Reading this young adult novel can help us start thinking seriously about how to promote our childrens’ abilities to develop healthy relationships with their friends now, for the long term . . . and promote their abilities to develop a healthy relationship with their own selves, no matter what and who they become.

It can remind us that silence can be irrevocably destructive; as a parent, it is better to start a conversation, than to wait for it to happen.

It can encourage us to reflect on the cultural messages and images our children have access to in our homes and beyond, particularly (as is evident in this novel) those in which the objectification and sexualization of young women is a norm; as a consequence, the book helps us think about how to address, interrupt, and challenge those messages for and with our children.

It fosters really important considerations about how closely we listen when our children talk about their days and lives now, and to set better patterns of engagement . . . so that they know they can rely on those communication lines being open when they need them later

It helps us to start conversations with other people who we think may be addressing these issues right now — teens in our lives, parents and educators; it also enables us to start thinking seriously about how much we are invested in knowing and conversing with our childrens’ friends now, in order to build those communication lines we will seek out and rely on later.

It provides an invaluable opportunity to observe the subtle and diverse varieties of bullying that are happening, so as to normalize our discussion of bullying with our children.  If they can understand it as a social phenomenon, they can recognize it early.    

Reading the book can also provide an invaluable opportunity for our children to see us read.

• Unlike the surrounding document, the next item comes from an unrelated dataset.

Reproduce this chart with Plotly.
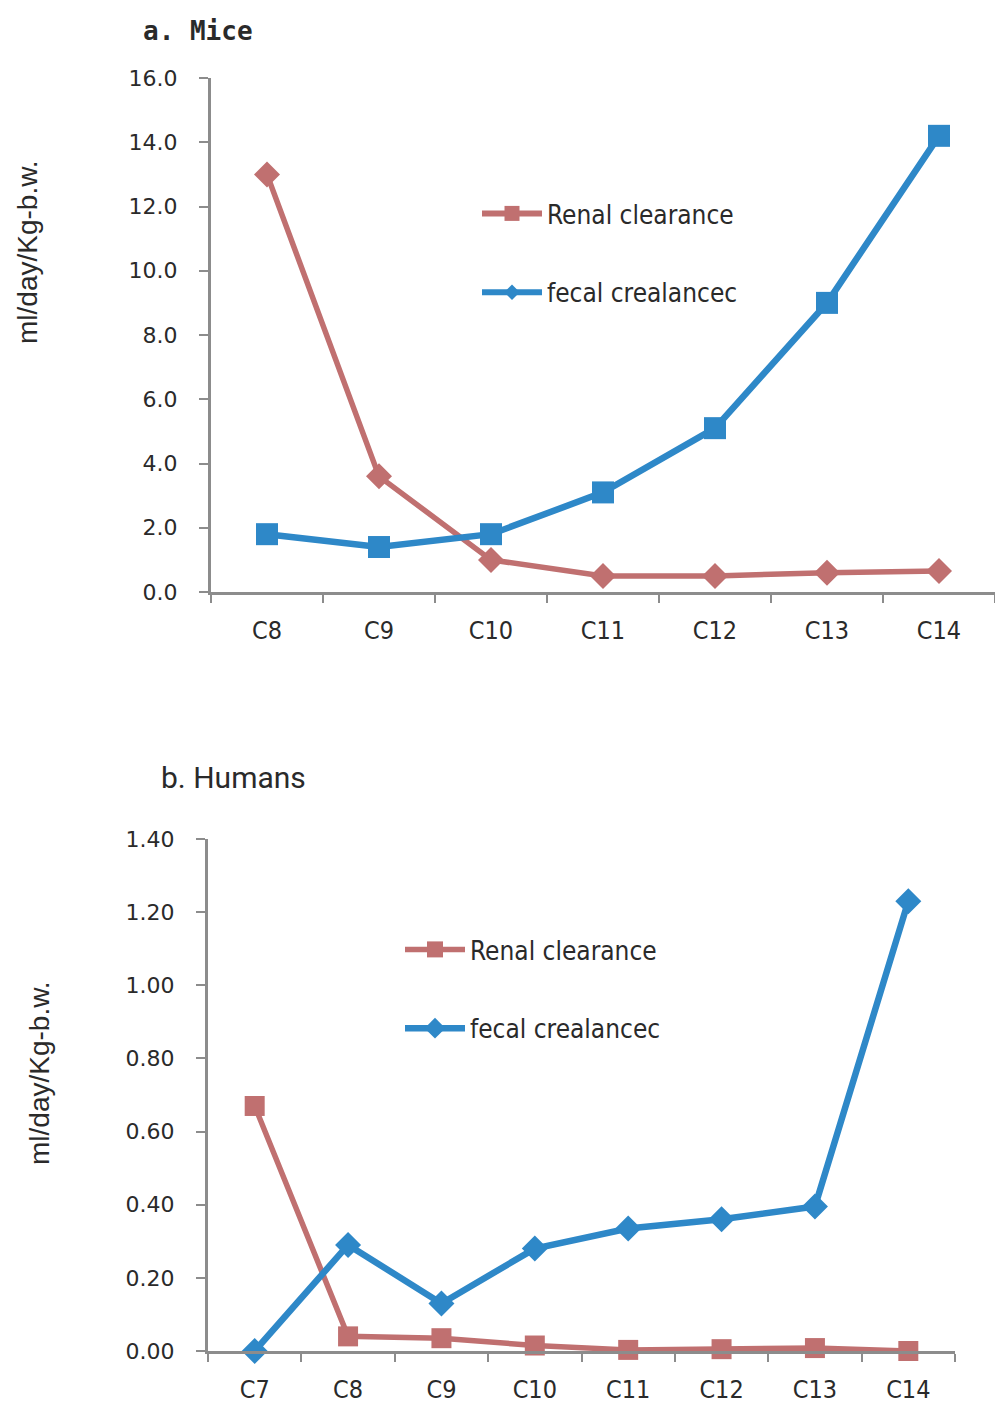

Moreover, the novel can inspire us to start conversations with our children about the feeling of shame . . . about how their own felt sense shame when they break the cookie jar or lie can be destructive or instructive: destructive when they choose to suffer it in silence, instructive when they allow us and others who love them to help them address it and work through it.  It's a lesson that translates.

Lastly, the novel encourages us to reflect on how we overlook and elide conversations with people who, in that moment, just may need us most.   

One thing the novel doesn't address is something for which we can turn to the suicides that have happened in the past year: how technology facilitates the bullying process.  Thinking about the forces of cyber bullying, in conjunction with Thirteen Reasons Why, can help us, as parents, to establish clear parameters for our childrens’ use of technology.  It can inspire us to have important and repeated discussions with them about the ethical and moral responsibilities that come with having access to phone, facebook, and video/audio technologies.  

This is a novel that inspires reflection, critical thinking, engagement.  It's a great read, and an important read to read now. . . and again with your children as they enter young adulthood.


Part One 

Thirteen Reasons to Read This Young Adult Novel Whether or Not Your Children Can

Several weeks ago I unexpectedly found myself with an extra 36 hours on hand and absolutely nothing to occupy them, having missed the flight that would get me home.   Though I sorely itched to get there, the layover ended up being a rather convenient inconvenience; I can’t remember the last time I had so much unabridged time to read.

The second of the three novels I had the chance to sweep through in Terminal G really left its mark. 

For several months, both on NPR and in bibliophile circles, I had been hearing about this sleeper hit — Jay Asher’s Thirteen Reasons Why.   When I hit Hudson Books and saw it on the racks, I picked it up eagerly.

While initially marketed as a young adult novel at its release in 2007, Thirteen Reasons has a much broader audience following the tragic suicides that made national headlines last year . . . young men and women such as Tyler Clementi, Phoebe Prince, and Raymond Chase, youth who killed themselves in response to the bullying that either slowly, or violently, eroded their self worth and their sense of hope in the future.  As bullying has once again became an topic of national discourse, so this book has started to help frame a dialogue for educators, parents, and young adults.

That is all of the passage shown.